### Recorded data
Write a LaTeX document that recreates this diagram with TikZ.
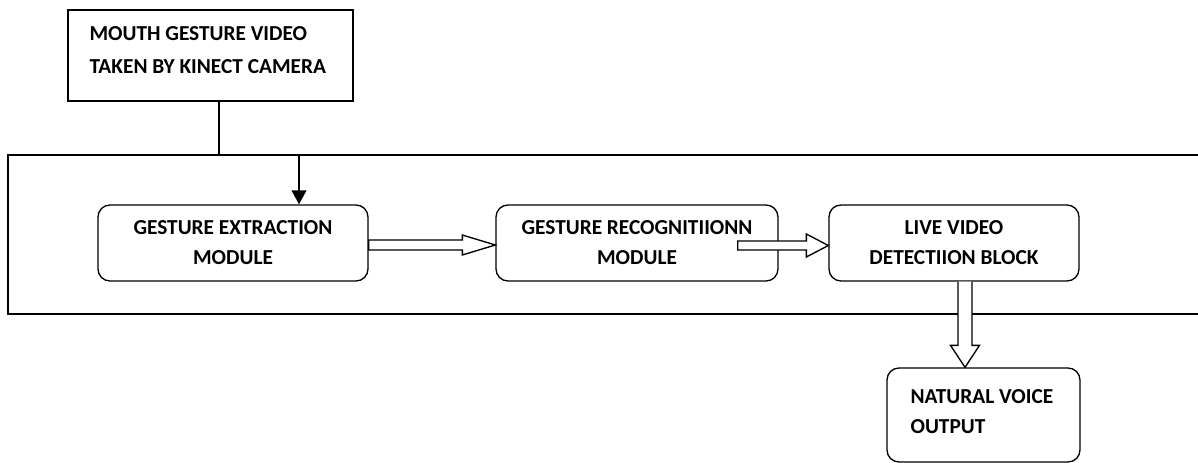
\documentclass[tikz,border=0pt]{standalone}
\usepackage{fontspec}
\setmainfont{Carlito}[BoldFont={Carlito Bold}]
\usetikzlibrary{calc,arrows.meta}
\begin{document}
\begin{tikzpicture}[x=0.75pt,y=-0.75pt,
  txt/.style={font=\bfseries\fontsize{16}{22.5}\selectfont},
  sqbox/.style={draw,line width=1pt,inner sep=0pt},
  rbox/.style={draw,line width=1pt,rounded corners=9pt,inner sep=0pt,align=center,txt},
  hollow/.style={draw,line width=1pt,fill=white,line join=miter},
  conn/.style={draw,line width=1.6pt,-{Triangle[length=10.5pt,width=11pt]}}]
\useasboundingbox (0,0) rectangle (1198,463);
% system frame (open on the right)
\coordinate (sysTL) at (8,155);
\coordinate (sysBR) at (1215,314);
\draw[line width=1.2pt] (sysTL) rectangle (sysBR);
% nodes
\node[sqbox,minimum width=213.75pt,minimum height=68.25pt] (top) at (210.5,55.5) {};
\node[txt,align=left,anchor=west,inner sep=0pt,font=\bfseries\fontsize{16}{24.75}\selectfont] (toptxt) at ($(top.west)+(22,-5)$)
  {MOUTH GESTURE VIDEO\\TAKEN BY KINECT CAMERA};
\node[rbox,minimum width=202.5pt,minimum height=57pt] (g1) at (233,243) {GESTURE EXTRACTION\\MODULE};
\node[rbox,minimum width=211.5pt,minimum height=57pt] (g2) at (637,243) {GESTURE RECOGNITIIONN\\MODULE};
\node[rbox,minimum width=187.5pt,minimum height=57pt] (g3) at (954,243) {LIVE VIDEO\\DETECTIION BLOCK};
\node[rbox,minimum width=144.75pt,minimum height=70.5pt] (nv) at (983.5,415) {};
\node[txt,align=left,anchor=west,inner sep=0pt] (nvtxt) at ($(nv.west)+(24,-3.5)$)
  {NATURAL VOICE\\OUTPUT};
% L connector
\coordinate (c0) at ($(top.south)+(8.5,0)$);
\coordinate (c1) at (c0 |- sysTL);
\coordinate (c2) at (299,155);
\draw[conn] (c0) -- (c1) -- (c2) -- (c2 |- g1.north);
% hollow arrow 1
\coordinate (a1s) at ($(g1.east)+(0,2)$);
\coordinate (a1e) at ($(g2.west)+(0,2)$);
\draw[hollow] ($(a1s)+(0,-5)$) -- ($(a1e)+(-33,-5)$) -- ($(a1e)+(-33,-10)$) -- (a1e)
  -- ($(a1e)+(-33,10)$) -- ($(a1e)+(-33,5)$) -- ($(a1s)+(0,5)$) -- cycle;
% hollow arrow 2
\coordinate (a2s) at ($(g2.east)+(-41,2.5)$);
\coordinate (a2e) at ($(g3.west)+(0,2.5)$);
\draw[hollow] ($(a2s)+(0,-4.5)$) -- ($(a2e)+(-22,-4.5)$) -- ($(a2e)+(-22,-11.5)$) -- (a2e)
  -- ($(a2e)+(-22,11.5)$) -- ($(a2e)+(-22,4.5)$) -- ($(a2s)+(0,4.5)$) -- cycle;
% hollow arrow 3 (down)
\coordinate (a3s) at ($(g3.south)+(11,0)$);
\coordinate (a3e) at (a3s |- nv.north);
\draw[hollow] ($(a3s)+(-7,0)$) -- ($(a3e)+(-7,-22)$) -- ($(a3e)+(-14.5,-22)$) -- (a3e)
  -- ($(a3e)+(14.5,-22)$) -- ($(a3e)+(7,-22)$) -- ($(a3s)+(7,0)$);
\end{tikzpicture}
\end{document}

### Short problem
Make an exact reproduction of the listing above, without any pictures.

### Correct answer
Write a LaTeX document that recreates this diagram with TikZ.
\documentclass[tikz,border=0pt]{standalone}
\usepackage{fontspec}
\setmainfont{Carlito}[BoldFont={Carlito Bold}]
\usetikzlibrary{calc,arrows.meta}
\begin{document}
\begin{tikzpicture}[x=0.75pt,y=-0.75pt,
  txt/.style={font=\bfseries\fontsize{16}{22.5}\selectfont},
  sqbox/.style={draw,line width=1pt,inner sep=0pt},
  rbox/.style={draw,line width=1pt,rounded corners=9pt,inner sep=0pt,align=center,txt},
  hollow/.style={draw,line width=1pt,fill=white,line join=miter},
  conn/.style={draw,line width=1.6pt,-{Triangle[length=10.5pt,width=11pt]}}]
\useasboundingbox (0,0) rectangle (1198,463);
% system frame (open on the right)
\coordinate (sysTL) at (8,155);
\coordinate (sysBR) at (1215,314);
\draw[line width=1.2pt] (sysTL) rectangle (sysBR);
% nodes
\node[sqbox,minimum width=213.75pt,minimum height=68.25pt] (top) at (210.5,55.5) {};
\node[txt,align=left,anchor=west,inner sep=0pt,font=\bfseries\fontsize{16}{24.75}\selectfont] (toptxt) at ($(top.west)+(22,-5)$)
  {MOUTH GESTURE VIDEO\\TAKEN BY KINECT CAMERA};
\node[rbox,minimum width=202.5pt,minimum height=57pt] (g1) at (233,243) {GESTURE EXTRACTION\\MODULE};
\node[rbox,minimum width=211.5pt,minimum height=57pt] (g2) at (637,243) {GESTURE RECOGNITIIONN\\MODULE};
\node[rbox,minimum width=187.5pt,minimum height=57pt] (g3) at (954,243) {LIVE VIDEO\\DETECTIION BLOCK};
\node[rbox,minimum width=144.75pt,minimum height=70.5pt] (nv) at (983.5,415) {};
\node[txt,align=left,anchor=west,inner sep=0pt] (nvtxt) at ($(nv.west)+(24,-3.5)$)
  {NATURAL VOICE\\OUTPUT};
% L connector
\coordinate (c0) at ($(top.south)+(8.5,0)$);
\coordinate (c1) at (c0 |- sysTL);
\coordinate (c2) at (299,155);
\draw[conn] (c0) -- (c1) -- (c2) -- (c2 |- g1.north);
% hollow arrow 1
\coordinate (a1s) at ($(g1.east)+(0,2)$);
\coordinate (a1e) at ($(g2.west)+(0,2)$);
\draw[hollow] ($(a1s)+(0,-5)$) -- ($(a1e)+(-33,-5)$) -- ($(a1e)+(-33,-10)$) -- (a1e)
  -- ($(a1e)+(-33,10)$) -- ($(a1e)+(-33,5)$) -- ($(a1s)+(0,5)$) -- cycle;
% hollow arrow 2
\coordinate (a2s) at ($(g2.east)+(-41,2.5)$);
\coordinate (a2e) at ($(g3.west)+(0,2.5)$);
\draw[hollow] ($(a2s)+(0,-4.5)$) -- ($(a2e)+(-22,-4.5)$) -- ($(a2e)+(-22,-11.5)$) -- (a2e)
  -- ($(a2e)+(-22,11.5)$) -- ($(a2e)+(-22,4.5)$) -- ($(a2s)+(0,4.5)$) -- cycle;
% hollow arrow 3 (down)
\coordinate (a3s) at ($(g3.south)+(11,0)$);
\coordinate (a3e) at (a3s |- nv.north);
\draw[hollow] ($(a3s)+(-7,0)$) -- ($(a3e)+(-7,-22)$) -- ($(a3e)+(-14.5,-22)$) -- (a3e)
  -- ($(a3e)+(14.5,-22)$) -- ($(a3e)+(7,-22)$) -- ($(a3s)+(7,0)$);
\end{tikzpicture}
\end{document}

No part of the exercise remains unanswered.